There were elements of the book that I loved, in the moments where the story broke free of the sappy love story that was hobbling it. Shazi gets to grips with her magic (even if the specifics of what she could do and why were a little too vague for me) and travels to a mysterious, far-flung city to train with the enigmatic Artan. Sure, his sole purpose seems to be to act as exposition to the world of magic, but the author manages to make him so much more. His dialogue crackles with energy, even when he's spouting reems of exposition. This character immediately became my new favourite person! He wasn't afraid to call Khalid out on his sanctimonious bullshit, or tell Shazi to grow up and stop sulking. I loved him! It was just a shame that these bits were so few and far between and that so much felt unexplored or just skimmed over. The curse that had been plaguing Khalid for years turned out to be a whole lot of nothing. Considering it's literally the point of the first book, it turns out to be pretty lame, and Khalid manages to free himself of it laughably easily. The magic in this world is left frustratingly fuzzy too - which was one of my niggling issues with TWATD. There's no explanation as to why Shazi has it and what exactly it is that she can do. As much as I loved her flying magic carpet, why the hell was she able to make it fly? Was it just that carpet, or could she fly other carpets? She throws fire around when she trains with Artan, but, aside from giving Khalid a reason to smoulder and sulk and get physically aggressive towards Artan to provide his macho credentials, it adds nothing to the story and is barely mentioned again. Has Shazi got any other elemental powers? Why does her sister not show any signs of having magic? Do other people in this world other than Shazi and her father possess magical abilities, or are they just super-special?

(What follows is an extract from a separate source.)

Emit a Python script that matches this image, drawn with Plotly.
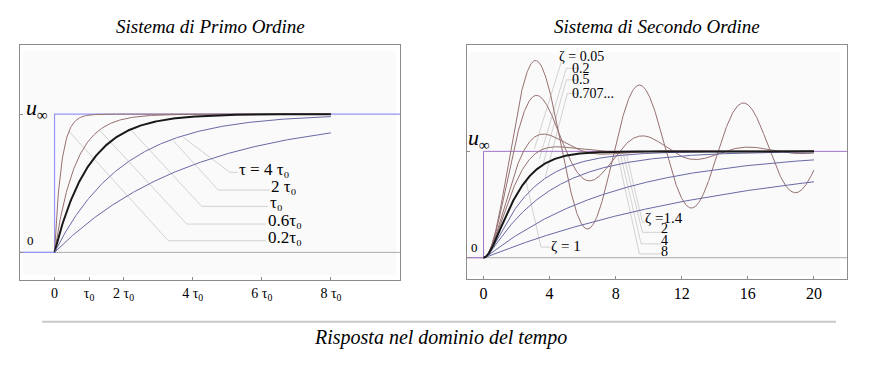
import numpy as np
import plotly.graph_objects as go

# ---------------- data ----------------
tau_values = [0.2, 0.6, 1.0, 2.0, 4.0]          # in units of tau0
zeta_values = [0.05, 0.2, 0.5, 0.7071, 1.0, 1.4, 2.0, 4.0, 8.0]
left_ticks = [0, 1, 2, 4, 6, 8]
left_ticktext = ["0", "τ<sub>0</sub>", "2 τ<sub>0</sub>", "4 τ<sub>0</sub>", "6 τ<sub>0</sub>", "8 τ<sub>0</sub>"]
right_ticks = [0, 4, 8, 12, 16, 20]
t1_end = 8.0
t2_end = 20.0

# ---------------- styles ----------------
BROWN = "rgb(150,112,112)"
BLUE = "rgb(105,105,165)"
BLACK = "rgb(25,25,25)"
STEP_L = "rgb(150,150,245)"
STEP_R = "rgb(160,115,200)"
LEADER = "rgb(200,200,200)"
FRAME = "rgb(140,140,140)"
SERIF = "Liberation Serif"

def first_order(t, tau):
    return 1 - np.exp(-t / tau)

def second_order(t, z):
    if z < 1:
        wd = np.sqrt(1 - z * z)
        return 1 - np.exp(-z * t) * (np.cos(wd * t) + z / wd * np.sin(wd * t))
    if z == 1:
        return 1 - (1 + t) * np.exp(-t)
    r = np.sqrt(z * z - 1)
    s1, s2 = -z + r, -z - r
    return 1 + (s2 * np.exp(s1 * t) - s1 * np.exp(s2 * t)) / (s1 - s2)

fig = go.Figure()

# pixel -> data helpers (for annotation placement only)
def L(px, py):
    return (px - 54.3) / 34.6, (253.3 - py) / 138.3

def R(px, py):
    return (px - 484.3) / 16.5, (258.3 - py) / 106.0

# ---------- left panel ----------
fig.add_trace(go.Scatter(x=[-1, 10], y=[0, 0], mode="lines", line=dict(color="rgb(170,170,170)", width=1),
                         xaxis="x", yaxis="y", hoverinfo="skip"))
fig.add_trace(go.Scatter(x=[-1, 0, 0, 10], y=[0, 0, 1, 1], mode="lines", line=dict(color=STEP_L, width=1.2),
                         xaxis="x", yaxis="y", hoverinfo="skip"))
t1 = np.linspace(0, t1_end, 400)
for tau in tau_values:
    col = BLACK if tau == 1 else (BROWN if tau < 1 else BLUE)
    w = 2 if tau == 1 else 1
    fig.add_trace(go.Scatter(x=t1, y=first_order(t1, tau), mode="lines", line=dict(color=col, width=w),
                             xaxis="x", yaxis="y", hoverinfo="skip"))

# ---------- right panel ----------
fig.add_trace(go.Scatter(x=[-1, 22], y=[0, 0], mode="lines", line=dict(color="rgb(170,170,170)", width=1),
                         xaxis="x2", yaxis="y2", hoverinfo="skip"))
fig.add_trace(go.Scatter(x=[-1, 0, 0, 22], y=[0, 0, 1, 1], mode="lines", line=dict(color=STEP_R, width=1),
                         xaxis="x2", yaxis="y2", hoverinfo="skip"))
t2 = np.linspace(0, t2_end, 1200)
order = [z for z in zeta_values if z != 1] + [1.0]
for z in order:
    col = BLACK if z == 1 else (BROWN if z < 1 else BLUE)
    w = 2 if z == 1 else 1
    fig.add_trace(go.Scatter(x=t2, y=second_order(t2, z), mode="lines", line=dict(color=col, width=w),
                             xaxis="x2", yaxis="y2", hoverinfo="skip"))

shapes = []
# inner light background
shapes.append(dict(type="rect", xref="x", yref="y", x0=-0.93, x1=9.88, y0=-0.165, y1=1.455,
                   fillcolor="rgb(250,250,250)", line=dict(width=0), layer="below"))
shapes.append(dict(type="rect", xref="x2", yref="y2", x0=-0.9, x1=21.6, y0=-0.17, y1=1.93,
                   fillcolor="rgb(250,250,250)", line=dict(width=0), layer="below"))

def leader(pts, xr, yr, conv):
    d = [conv(*p) for p in pts]
    path = "M " + " L ".join(f"{a:.4f},{b:.4f}" for a, b in d)
    shapes.append(dict(type="path", path=path, xref=xr, yref=yr, line=dict(color=LEADER, width=0.8), layer="below"))

# left leaders (pixel readings)
leader([(68.3, 131.7), (168.3, 241.7), (266, 241.7)], "x", "y", L)
leader([(100, 131.7), (186.7, 225), (266, 225)], "x", "y", L)
leader([(131.7, 131.7), (201.7, 207.3), (268, 207.3)], "x", "y", L)
leader([(173.3, 141.7), (218.3, 191), (270, 191)], "x", "y", L)
leader([(183.3, 138.3), (230, 173.3), (238, 173.3)], "x", "y", L)
# right leaders
leader([(562, 63), (535, 150)], "x2", "y2", R)
leader([(579, 69.5), (567, 69.5), (540, 160)], "x2", "y2", R)
leader([(579, 81), (567, 81), (543, 168)], "x2", "y2", R)
leader([(579, 94.5), (568, 94.5), (546, 178)], "x2", "y2", R)
leader([(551, 247.7), (541.7, 247.7), (526.7, 181.7)], "x2", "y2", R)
leader([(646, 222.7), (643, 222.7), (627, 155)], "x2", "y2", R)
leader([(662, 233), (643, 233), (624, 155)], "x2", "y2", R)
leader([(662, 244.5), (641.7, 244.5), (621, 155)], "x2", "y2", R)
leader([(662, 254.5), (640, 254.5), (618, 155)], "x2", "y2", R)

# bottom separator
shapes.append(dict(type="line", xref="paper", yref="paper", x0=42 / 869, x1=836 / 869,
                   y0=1 - 321.7 / 367, y1=1 - 321.7 / 367, line=dict(color="rgb(200,200,200)", width=2)))

ann = []
def text(t, xy, xr, yr, size, anchor="left", italic=False, color="black"):
    ann.append(dict(text=t, x=xy[0], y=xy[1], xref=xr, yref=yr, showarrow=False, xanchor=anchor,
                    yanchor="middle", borderpad=0,
                    font=dict(family=SERIF, size=size, color=color,
                              style="italic" if italic else "normal")))

# left labels
text("τ = 4 τ₀", L(238, 170.5), "x", "y", 17)
text("2 τ₀", L(270, 187), "x", "y", 17)
text("τ₀", L(269, 203), "x", "y", 17)
text("0.6τ₀", L(267, 221.5), "x", "y", 17)
text("0.2τ₀", L(267, 238.5), "x", "y", 17)
text("<i>u</i><sub>∞</sub>", L(25, 110), "x", "y", 22)
text("0", L(26, 241), "x", "y", 13)
# right labels
text("ζ = 0.05", R(559, 58), "x2", "y2", 14)
text("0.2", R(572, 69.5), "x2", "y2", 14)
text("0.5", R(572, 81), "x2", "y2", 14)
text("0.707...", R(572, 95), "x2", "y2", 14)
text("ζ = 1", R(551, 246.5), "x2", "y2", 15)
text("ζ =1.4", R(645, 218.5), "x2", "y2", 15)
text("2", R(661, 229.5), "x2", "y2", 14)
text("4", R(661, 241), "x2", "y2", 14)
text("8", R(661, 252.5), "x2", "y2", 14)
text("<i>u</i><sub>∞</sub>", R(468, 140), "x2", "y2", 22)
text("0", R(471, 248), "x2", "y2", 13)
text("ω<sub>n</sub> <i>t</i>", R(650, 305), "x2", "y2", 18, anchor="center", italic=True)

# titles
ann.append(dict(text="Sistema di Primo Ordine", x=210 / 869, y=1 - 27 / 367, xref="paper", yref="paper",
                showarrow=False, xanchor="center", yanchor="middle",
                font=dict(family=SERIF, size=19, style="italic", color="black")))
ann.append(dict(text="Sistema di Secondo Ordine", x=657 / 869, y=1 - 27 / 367, xref="paper", yref="paper",
                showarrow=False, xanchor="center", yanchor="middle",
                font=dict(family=SERIF, size=19, style="italic", color="black")))
ann.append(dict(text="Risposta nel dominio del tempo", x=440 / 869, y=1 - 337 / 367, xref="paper", yref="paper",
                showarrow=False, xanchor="center", yanchor="middle",
                font=dict(family=SERIF, size=20, style="italic", color="black")))

axis_common = dict(showgrid=False, zeroline=False, showline=True, mirror=True, linecolor=FRAME, linewidth=1,
                   ticks="inside", ticklen=3, tickcolor=FRAME, fixedrange=True)

fig.update_layout(
    width=869, height=367, margin=dict(l=0, r=0, t=0, b=0),
    paper_bgcolor="white", plot_bgcolor="white", showlegend=False,
    xaxis=dict(domain=[20 / 869, 400 / 869], range=[-1, 10], tickvals=left_ticks, ticktext=left_ticktext,
               tickfont=dict(family=SERIF, size=14, color="black"), anchor="y", **axis_common),
    yaxis=dict(domain=[1 - 280 / 367, 1 - 45 / 367], range=[-0.2, 1.5], tickvals=[0, 1], showticklabels=False,
               anchor="x", **axis_common),
    xaxis2=dict(domain=[467 / 869, 847 / 869], range=[-1, 22], tickvals=right_ticks,
                tickfont=dict(family=SERIF, size=16, color="black"), anchor="y2", **axis_common),
    yaxis2=dict(domain=[1 - 279 / 367, 1 - 45 / 367], range=[-0.2, 2], tickvals=[0, 1], showticklabels=False,
                anchor="x2", **axis_common),
    shapes=shapes, annotations=ann,
)

fig.write_html("out.html", config={"displayModeBar": False},
               post_script="document.body.style.margin='0';document.body.style.overflow='hidden';")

After very little happening for the vast majority of the book, the plot finally felt like it kicked into gear towards the end when it finally looked like we were going to get to see a showdown between the two opposing forces, with a little bit of magic thrown in. It was just such a shame that by the time we get to this stage there are barely a few chapters left. New villains are introduced ridiculously late in the story, and the big battle I was expecting ended up being a pretty damp squib that stopped before it really got started. The ending looked to be a redeemer, something that was going to subvert my expectations and pull off a gutsy ending rather than wrap everything up in a nice neat bow, but it was undone by a sappy epilogue so saccharine I think it gave me diabetes.

The Rose and the Dagger is an impeccably written book with I wanted to love it, I really did, but all the elements I loved the first time around - the slow-burn story, the character-driven plot and the contained, intense romance - seemed to hinder rather than help. Objectively, it's a good book and I'm sure some people for will love it for the exact reasons I didn't, but I found it to be a colossal let down.